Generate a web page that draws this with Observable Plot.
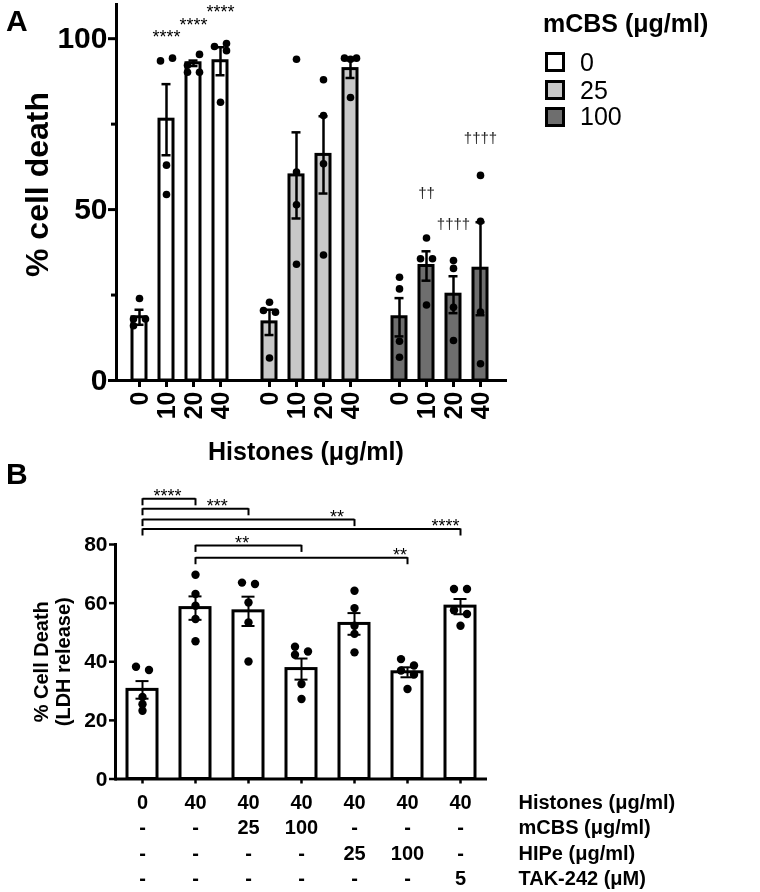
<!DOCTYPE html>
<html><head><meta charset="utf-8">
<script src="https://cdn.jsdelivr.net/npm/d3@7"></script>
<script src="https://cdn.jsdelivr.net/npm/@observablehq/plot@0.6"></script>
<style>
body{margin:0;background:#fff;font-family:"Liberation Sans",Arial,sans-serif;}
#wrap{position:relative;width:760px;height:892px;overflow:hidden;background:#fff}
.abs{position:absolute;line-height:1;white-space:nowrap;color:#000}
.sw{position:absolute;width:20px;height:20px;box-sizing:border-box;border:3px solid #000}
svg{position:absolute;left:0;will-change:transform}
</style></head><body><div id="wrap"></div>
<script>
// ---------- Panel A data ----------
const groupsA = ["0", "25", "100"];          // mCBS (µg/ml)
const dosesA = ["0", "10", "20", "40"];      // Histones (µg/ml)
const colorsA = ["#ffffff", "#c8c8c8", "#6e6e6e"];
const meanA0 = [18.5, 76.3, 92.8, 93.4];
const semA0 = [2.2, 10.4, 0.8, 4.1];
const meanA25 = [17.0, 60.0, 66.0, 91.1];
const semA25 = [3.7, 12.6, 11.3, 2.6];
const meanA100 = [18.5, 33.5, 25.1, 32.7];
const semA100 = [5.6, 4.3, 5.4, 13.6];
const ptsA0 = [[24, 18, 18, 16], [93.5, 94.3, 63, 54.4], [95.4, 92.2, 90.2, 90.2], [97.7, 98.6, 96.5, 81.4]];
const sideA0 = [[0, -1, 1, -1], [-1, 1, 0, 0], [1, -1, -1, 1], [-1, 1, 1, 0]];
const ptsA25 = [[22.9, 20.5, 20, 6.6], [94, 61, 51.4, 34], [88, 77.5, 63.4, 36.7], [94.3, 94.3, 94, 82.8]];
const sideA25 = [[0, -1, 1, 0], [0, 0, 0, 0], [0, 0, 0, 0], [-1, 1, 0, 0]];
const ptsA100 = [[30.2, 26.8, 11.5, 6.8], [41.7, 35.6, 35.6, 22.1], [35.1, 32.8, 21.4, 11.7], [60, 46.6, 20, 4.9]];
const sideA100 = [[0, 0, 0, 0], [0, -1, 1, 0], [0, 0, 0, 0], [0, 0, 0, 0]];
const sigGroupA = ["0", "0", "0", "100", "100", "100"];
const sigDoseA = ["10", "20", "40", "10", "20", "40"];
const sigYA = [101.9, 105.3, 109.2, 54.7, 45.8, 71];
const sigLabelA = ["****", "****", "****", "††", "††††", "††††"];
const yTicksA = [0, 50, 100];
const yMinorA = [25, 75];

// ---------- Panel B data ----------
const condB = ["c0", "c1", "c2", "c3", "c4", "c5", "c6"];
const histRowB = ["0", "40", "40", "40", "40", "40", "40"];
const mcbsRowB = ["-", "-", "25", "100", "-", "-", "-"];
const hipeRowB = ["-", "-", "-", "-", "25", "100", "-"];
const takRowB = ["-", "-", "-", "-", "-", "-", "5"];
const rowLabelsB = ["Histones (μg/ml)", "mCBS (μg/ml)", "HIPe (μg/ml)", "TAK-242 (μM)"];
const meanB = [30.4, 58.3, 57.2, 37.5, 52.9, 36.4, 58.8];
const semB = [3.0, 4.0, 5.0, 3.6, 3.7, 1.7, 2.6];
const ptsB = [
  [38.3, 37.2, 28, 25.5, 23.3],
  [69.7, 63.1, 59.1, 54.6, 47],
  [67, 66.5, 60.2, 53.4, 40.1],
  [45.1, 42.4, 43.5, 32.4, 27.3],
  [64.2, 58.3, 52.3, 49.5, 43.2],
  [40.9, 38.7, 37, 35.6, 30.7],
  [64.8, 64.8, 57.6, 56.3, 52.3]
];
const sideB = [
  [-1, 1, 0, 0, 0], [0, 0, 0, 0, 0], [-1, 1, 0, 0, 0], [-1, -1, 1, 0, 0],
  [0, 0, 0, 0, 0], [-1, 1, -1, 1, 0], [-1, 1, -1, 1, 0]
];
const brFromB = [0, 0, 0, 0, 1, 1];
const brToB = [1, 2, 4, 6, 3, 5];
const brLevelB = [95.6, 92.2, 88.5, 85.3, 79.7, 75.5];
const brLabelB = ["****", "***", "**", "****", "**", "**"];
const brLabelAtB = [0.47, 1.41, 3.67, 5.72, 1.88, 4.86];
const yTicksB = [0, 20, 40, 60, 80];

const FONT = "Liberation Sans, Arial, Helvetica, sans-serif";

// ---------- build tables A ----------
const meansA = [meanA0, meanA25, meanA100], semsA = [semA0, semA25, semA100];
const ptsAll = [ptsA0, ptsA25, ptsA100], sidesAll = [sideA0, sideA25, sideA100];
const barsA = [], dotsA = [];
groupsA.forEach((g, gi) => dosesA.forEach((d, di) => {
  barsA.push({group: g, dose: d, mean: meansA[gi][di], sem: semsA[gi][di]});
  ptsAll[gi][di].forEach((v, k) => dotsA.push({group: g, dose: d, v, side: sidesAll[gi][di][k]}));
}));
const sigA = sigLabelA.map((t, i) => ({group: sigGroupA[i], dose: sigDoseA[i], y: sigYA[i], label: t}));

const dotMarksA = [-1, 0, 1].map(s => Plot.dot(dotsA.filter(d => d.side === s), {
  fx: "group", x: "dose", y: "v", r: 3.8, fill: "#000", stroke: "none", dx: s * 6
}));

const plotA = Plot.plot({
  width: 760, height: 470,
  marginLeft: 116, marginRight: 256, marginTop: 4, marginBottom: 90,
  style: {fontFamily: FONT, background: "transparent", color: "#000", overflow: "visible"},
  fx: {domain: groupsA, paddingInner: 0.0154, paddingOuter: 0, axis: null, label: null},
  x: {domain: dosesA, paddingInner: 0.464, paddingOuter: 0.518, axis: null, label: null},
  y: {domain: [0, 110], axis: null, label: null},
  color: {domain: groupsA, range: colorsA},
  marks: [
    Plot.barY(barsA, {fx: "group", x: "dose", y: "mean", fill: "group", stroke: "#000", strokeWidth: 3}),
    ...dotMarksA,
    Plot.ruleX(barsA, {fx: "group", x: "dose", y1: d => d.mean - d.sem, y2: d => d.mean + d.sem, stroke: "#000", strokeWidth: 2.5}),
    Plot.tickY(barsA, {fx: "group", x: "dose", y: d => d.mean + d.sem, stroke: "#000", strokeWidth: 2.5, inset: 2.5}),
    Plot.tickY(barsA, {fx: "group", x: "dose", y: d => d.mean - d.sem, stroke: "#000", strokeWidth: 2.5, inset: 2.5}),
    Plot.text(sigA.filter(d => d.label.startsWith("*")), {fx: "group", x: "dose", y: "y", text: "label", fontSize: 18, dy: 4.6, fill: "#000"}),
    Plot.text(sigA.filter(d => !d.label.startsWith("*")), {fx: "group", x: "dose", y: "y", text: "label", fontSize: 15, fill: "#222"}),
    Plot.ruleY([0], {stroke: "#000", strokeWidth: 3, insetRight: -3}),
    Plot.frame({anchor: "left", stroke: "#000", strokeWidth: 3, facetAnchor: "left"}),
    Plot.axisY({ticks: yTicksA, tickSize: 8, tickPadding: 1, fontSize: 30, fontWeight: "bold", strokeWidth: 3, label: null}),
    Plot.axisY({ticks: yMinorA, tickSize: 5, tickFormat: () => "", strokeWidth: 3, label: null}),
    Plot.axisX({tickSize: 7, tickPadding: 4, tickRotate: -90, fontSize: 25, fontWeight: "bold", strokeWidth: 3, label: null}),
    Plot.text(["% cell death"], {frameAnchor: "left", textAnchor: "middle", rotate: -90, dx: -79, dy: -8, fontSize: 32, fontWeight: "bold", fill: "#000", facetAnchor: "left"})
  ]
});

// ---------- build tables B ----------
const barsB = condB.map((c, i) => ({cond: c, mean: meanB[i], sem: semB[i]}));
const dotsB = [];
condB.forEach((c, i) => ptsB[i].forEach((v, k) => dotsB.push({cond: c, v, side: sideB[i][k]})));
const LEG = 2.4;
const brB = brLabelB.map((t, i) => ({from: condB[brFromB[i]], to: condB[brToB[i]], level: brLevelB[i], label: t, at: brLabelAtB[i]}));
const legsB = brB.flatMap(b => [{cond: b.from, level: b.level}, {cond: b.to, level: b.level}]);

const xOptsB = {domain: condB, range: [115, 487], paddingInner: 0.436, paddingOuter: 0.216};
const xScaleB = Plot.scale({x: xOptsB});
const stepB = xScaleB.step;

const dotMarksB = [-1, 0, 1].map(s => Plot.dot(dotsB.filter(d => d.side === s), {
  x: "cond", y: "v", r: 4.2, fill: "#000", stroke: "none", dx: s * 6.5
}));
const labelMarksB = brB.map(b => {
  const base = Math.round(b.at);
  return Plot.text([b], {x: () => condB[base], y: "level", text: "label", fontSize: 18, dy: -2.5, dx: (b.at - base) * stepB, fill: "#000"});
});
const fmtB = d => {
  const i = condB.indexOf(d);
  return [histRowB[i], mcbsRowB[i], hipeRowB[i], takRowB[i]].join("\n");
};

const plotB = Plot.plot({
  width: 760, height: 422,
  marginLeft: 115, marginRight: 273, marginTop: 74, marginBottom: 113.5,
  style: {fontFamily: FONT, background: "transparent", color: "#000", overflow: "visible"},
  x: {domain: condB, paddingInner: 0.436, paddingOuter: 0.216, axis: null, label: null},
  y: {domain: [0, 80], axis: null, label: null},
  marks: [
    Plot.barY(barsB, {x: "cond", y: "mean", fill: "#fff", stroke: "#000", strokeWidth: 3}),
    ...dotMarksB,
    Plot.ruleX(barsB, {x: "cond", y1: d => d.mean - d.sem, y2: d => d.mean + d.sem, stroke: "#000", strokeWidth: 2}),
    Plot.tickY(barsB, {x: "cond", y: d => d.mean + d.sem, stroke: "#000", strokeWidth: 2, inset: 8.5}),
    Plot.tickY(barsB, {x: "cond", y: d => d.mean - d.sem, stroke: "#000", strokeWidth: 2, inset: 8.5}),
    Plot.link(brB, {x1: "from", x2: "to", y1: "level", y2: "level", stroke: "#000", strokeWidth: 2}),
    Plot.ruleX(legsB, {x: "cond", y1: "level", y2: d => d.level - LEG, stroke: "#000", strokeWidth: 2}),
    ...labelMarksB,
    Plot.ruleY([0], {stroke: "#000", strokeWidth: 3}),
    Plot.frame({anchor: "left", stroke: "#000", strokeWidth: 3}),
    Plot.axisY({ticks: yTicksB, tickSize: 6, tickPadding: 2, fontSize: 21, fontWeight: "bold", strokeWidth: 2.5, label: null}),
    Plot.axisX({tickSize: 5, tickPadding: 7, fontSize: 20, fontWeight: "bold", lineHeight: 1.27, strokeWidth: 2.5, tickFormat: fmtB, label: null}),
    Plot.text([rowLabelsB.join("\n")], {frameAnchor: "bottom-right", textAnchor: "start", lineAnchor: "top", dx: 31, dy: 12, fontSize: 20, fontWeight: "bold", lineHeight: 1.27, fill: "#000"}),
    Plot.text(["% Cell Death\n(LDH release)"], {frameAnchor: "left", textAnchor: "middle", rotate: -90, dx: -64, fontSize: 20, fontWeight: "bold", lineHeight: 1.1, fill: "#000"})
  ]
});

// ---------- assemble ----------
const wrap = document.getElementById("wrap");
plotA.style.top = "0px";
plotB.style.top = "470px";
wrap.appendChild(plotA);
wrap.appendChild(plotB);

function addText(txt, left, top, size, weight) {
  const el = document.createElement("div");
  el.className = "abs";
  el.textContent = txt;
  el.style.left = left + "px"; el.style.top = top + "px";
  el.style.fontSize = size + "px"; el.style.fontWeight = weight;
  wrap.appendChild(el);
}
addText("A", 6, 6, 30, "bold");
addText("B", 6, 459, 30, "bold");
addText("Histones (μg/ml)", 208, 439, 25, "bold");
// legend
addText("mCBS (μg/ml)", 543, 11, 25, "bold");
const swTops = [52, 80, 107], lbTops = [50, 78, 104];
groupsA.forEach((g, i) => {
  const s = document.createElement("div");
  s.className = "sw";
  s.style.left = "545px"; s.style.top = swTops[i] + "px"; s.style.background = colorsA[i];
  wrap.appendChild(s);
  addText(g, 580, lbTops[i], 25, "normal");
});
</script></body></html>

# # # # #

▶ EXERCISE GOAL
Write out the lines from the start of the material to the line with "const yMinorA = [25, 75];", inclusive and exactly. Skip the pictures.

▶ TASK RESULT
Generate a web page that draws this with Observable Plot.
<!DOCTYPE html>
<html><head><meta charset="utf-8">
<script src="https://cdn.jsdelivr.net/npm/d3@7"></script>
<script src="https://cdn.jsdelivr.net/npm/@observablehq/plot@0.6"></script>
<style>
body{margin:0;background:#fff;font-family:"Liberation Sans",Arial,sans-serif;}
#wrap{position:relative;width:760px;height:892px;overflow:hidden;background:#fff}
.abs{position:absolute;line-height:1;white-space:nowrap;color:#000}
.sw{position:absolute;width:20px;height:20px;box-sizing:border-box;border:3px solid #000}
svg{position:absolute;left:0;will-change:transform}
</style></head><body><div id="wrap"></div>
<script>
// ---------- Panel A data ----------
const groupsA = ["0", "25", "100"];          // mCBS (µg/ml)
const dosesA = ["0", "10", "20", "40"];      // Histones (µg/ml)
const colorsA = ["#ffffff", "#c8c8c8", "#6e6e6e"];
const meanA0 = [18.5, 76.3, 92.8, 93.4];
const semA0 = [2.2, 10.4, 0.8, 4.1];
const meanA25 = [17.0, 60.0, 66.0, 91.1];
const semA25 = [3.7, 12.6, 11.3, 2.6];
const meanA100 = [18.5, 33.5, 25.1, 32.7];
const semA100 = [5.6, 4.3, 5.4, 13.6];
const ptsA0 = [[24, 18, 18, 16], [93.5, 94.3, 63, 54.4], [95.4, 92.2, 90.2, 90.2], [97.7, 98.6, 96.5, 81.4]];
const sideA0 = [[0, -1, 1, -1], [-1, 1, 0, 0], [1, -1, -1, 1], [-1, 1, 1, 0]];
const ptsA25 = [[22.9, 20.5, 20, 6.6], [94, 61, 51.4, 34], [88, 77.5, 63.4, 36.7], [94.3, 94.3, 94, 82.8]];
const sideA25 = [[0, -1, 1, 0], [0, 0, 0, 0], [0, 0, 0, 0], [-1, 1, 0, 0]];
const ptsA100 = [[30.2, 26.8, 11.5, 6.8], [41.7, 35.6, 35.6, 22.1], [35.1, 32.8, 21.4, 11.7], [60, 46.6, 20, 4.9]];
const sideA100 = [[0, 0, 0, 0], [0, -1, 1, 0], [0, 0, 0, 0], [0, 0, 0, 0]];
const sigGroupA = ["0", "0", "0", "100", "100", "100"];
const sigDoseA = ["10", "20", "40", "10", "20", "40"];
const sigYA = [101.9, 105.3, 109.2, 54.7, 45.8, 71];
const sigLabelA = ["****", "****", "****", "††", "††††", "††††"];
const yTicksA = [0, 50, 100];
const yMinorA = [25, 75];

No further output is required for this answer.